# START OF Data provided

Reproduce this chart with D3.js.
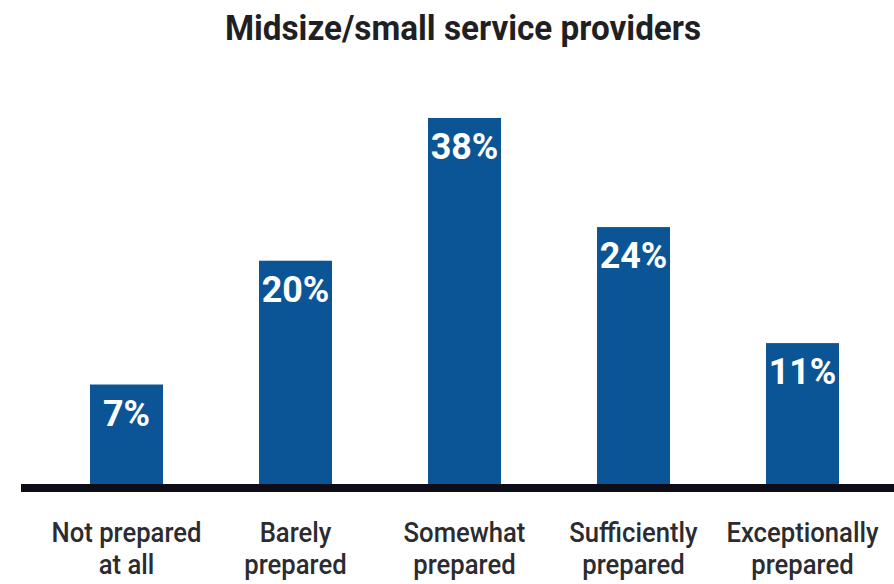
<!DOCTYPE html>
<html>
<head>
<meta charset="utf-8">
<script src="https://cdn.jsdelivr.net/npm/d3@7"></script>
<style>
  html, body { margin: 0; padding: 0; background: #fff; }
  svg { display: block; }
</style>
</head>
<body>
<div id="chart"></div>
<script>
// data
var categories = ["Not prepared|at all", "Barely|prepared", "Somewhat|prepared", "Sufficiently|prepared", "Exceptionally|prepared"];
var values = [7, 20, 38, 24, 11];
var valueLabels = ["7%", "20%", "38%", "24%", "11%"];
var title = "Midsize/small service providers";

var width = 894, height = 584;
var baseY = 484;

var svg = d3.select("#chart")
  .append("svg")
  .attr("width", width)
  .attr("height", height);

var x = d3.scaleBand()
  .domain(categories)
  .range([42, 887])
  .paddingInner(0.568)
  .paddingOuter(0.284);

// bars in the original are not linear from zero, a power scale fits them
var y = d3.scalePow()
  .exponent(0.77)
  .domain([0, 38])
  .range([baseY, 118]);

// narrow look of the original typeface
var squeeze = function (k) {
  return function (sel) {
    sel.each(function () {
      var len = this.getComputedTextLength();
      d3.select(this)
        .attr("textLength", len * k)
        .attr("lengthAdjust", "spacingAndGlyphs");
    });
  };
};

// title
svg.append("text")
  .attr("x", 463)
  .attr("y", 40)
  .attr("text-anchor", "middle")
  .attr("font-family", "Roboto, sans-serif")
  .attr("font-weight", "bold")
  .attr("font-size", "35px")
  .attr("fill", "#1f1f24")
  .text(title)
  .call(squeeze(0.95));

// bars
svg.selectAll(".bar")
  .data(values)
  .enter()
  .append("rect")
  .attr("class", "bar")
  .attr("x", function (d, i) { return x(categories[i]); })
  .attr("y", function (d) { return y(d); })
  .attr("width", x.bandwidth())
  .attr("height", function (d) { return baseY - y(d); })
  .attr("fill", "#0b5596");

// value labels inside bars
svg.selectAll(".val")
  .data(values)
  .enter()
  .append("text")
  .attr("class", "val")
  .attr("x", function (d, i) { return x(categories[i]) + x.bandwidth() / 2; })
  .attr("y", function (d) { return y(d) + 41; })
  .attr("text-anchor", "middle")
  .attr("font-family", "Roboto, sans-serif")
  .attr("font-weight", "bold")
  .attr("font-size", "37px")
  .attr("fill", "#fff")
  .text(function (d, i) { return valueLabels[i]; })
  .call(squeeze(0.97));

// baseline
svg.append("rect")
  .attr("x", 21)
  .attr("y", baseY)
  .attr("width", width - 21)
  .attr("height", 8)
  .attr("fill", "#0e0c16");

// category labels, two lines each
var cat = svg.selectAll(".cat")
  .data(categories)
  .enter()
  .append("g")
  .attr("class", "cat");

cat.each(function (c) {
  var g = d3.select(this);
  var cx = x(c) + x.bandwidth() / 2;
  c.split("|").forEach(function (line, j) {
    g.append("text")
      .attr("x", cx)
      .attr("y", 542 + j * 32)
      .attr("text-anchor", "middle")
      .attr("font-family", "Roboto, sans-serif")
      .attr("font-weight", 500)
      .attr("font-size", "27px")
      .attr("fill", "#2b2b30")
      .text(line)
      .call(squeeze(0.95));
  });
});
</script>
</body>
</html>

# END OF Data provided

## Exercise objective
Return to the listing above and set it down exactly, leaving out its pictures.

## Task response
Reproduce this chart with D3.js.
<!DOCTYPE html>
<html>
<head>
<meta charset="utf-8">
<script src="https://cdn.jsdelivr.net/npm/d3@7"></script>
<style>
  html, body { margin: 0; padding: 0; background: #fff; }
  svg { display: block; }
</style>
</head>
<body>
<div id="chart"></div>
<script>
// data
var categories = ["Not prepared|at all", "Barely|prepared", "Somewhat|prepared", "Sufficiently|prepared", "Exceptionally|prepared"];
var values = [7, 20, 38, 24, 11];
var valueLabels = ["7%", "20%", "38%", "24%", "11%"];
var title = "Midsize/small service providers";

var width = 894, height = 584;
var baseY = 484;

var svg = d3.select("#chart")
  .append("svg")
  .attr("width", width)
  .attr("height", height);

var x = d3.scaleBand()
  .domain(categories)
  .range([42, 887])
  .paddingInner(0.568)
  .paddingOuter(0.284);

// bars in the original are not linear from zero, a power scale fits them
var y = d3.scalePow()
  .exponent(0.77)
  .domain([0, 38])
  .range([baseY, 118]);

// narrow look of the original typeface
var squeeze = function (k) {
  return function (sel) {
    sel.each(function () {
      var len = this.getComputedTextLength();
      d3.select(this)
        .attr("textLength", len * k)
        .attr("lengthAdjust", "spacingAndGlyphs");
    });
  };
};

// title
svg.append("text")
  .attr("x", 463)
  .attr("y", 40)
  .attr("text-anchor", "middle")
  .attr("font-family", "Roboto, sans-serif")
  .attr("font-weight", "bold")
  .attr("font-size", "35px")
  .attr("fill", "#1f1f24")
  .text(title)
  .call(squeeze(0.95));

// bars
svg.selectAll(".bar")
  .data(values)
  .enter()
  .append("rect")
  .attr("class", "bar")
  .attr("x", function (d, i) { return x(categories[i]); })
  .attr("y", function (d) { return y(d); })
  .attr("width", x.bandwidth())
  .attr("height", function (d) { return baseY - y(d); })
  .attr("fill", "#0b5596");

// value labels inside bars
svg.selectAll(".val")
  .data(values)
  .enter()
  .append("text")
  .attr("class", "val")
  .attr("x", function (d, i) { return x(categories[i]) + x.bandwidth() / 2; })
  .attr("y", function (d) { return y(d) + 41; })
  .attr("text-anchor", "middle")
  .attr("font-family", "Roboto, sans-serif")
  .attr("font-weight", "bold")
  .attr("font-size", "37px")
  .attr("fill", "#fff")
  .text(function (d, i) { return valueLabels[i]; })
  .call(squeeze(0.97));

// baseline
svg.append("rect")
  .attr("x", 21)
  .attr("y", baseY)
  .attr("width", width - 21)
  .attr("height", 8)
  .attr("fill", "#0e0c16");

// category labels, two lines each
var cat = svg.selectAll(".cat")
  .data(categories)
  .enter()
  .append("g")
  .attr("class", "cat");

cat.each(function (c) {
  var g = d3.select(this);
  var cx = x(c) + x.bandwidth() / 2;
  c.split("|").forEach(function (line, j) {
    g.append("text")
      .attr("x", cx)
      .attr("y", 542 + j * 32)
      .attr("text-anchor", "middle")
      .attr("font-family", "Roboto, sans-serif")
      .attr("font-weight", 500)
      .attr("font-size", "27px")
      .attr("fill", "#2b2b30")
      .text(line)
      .call(squeeze(0.95));
  });
});
</script>
</body>
</html>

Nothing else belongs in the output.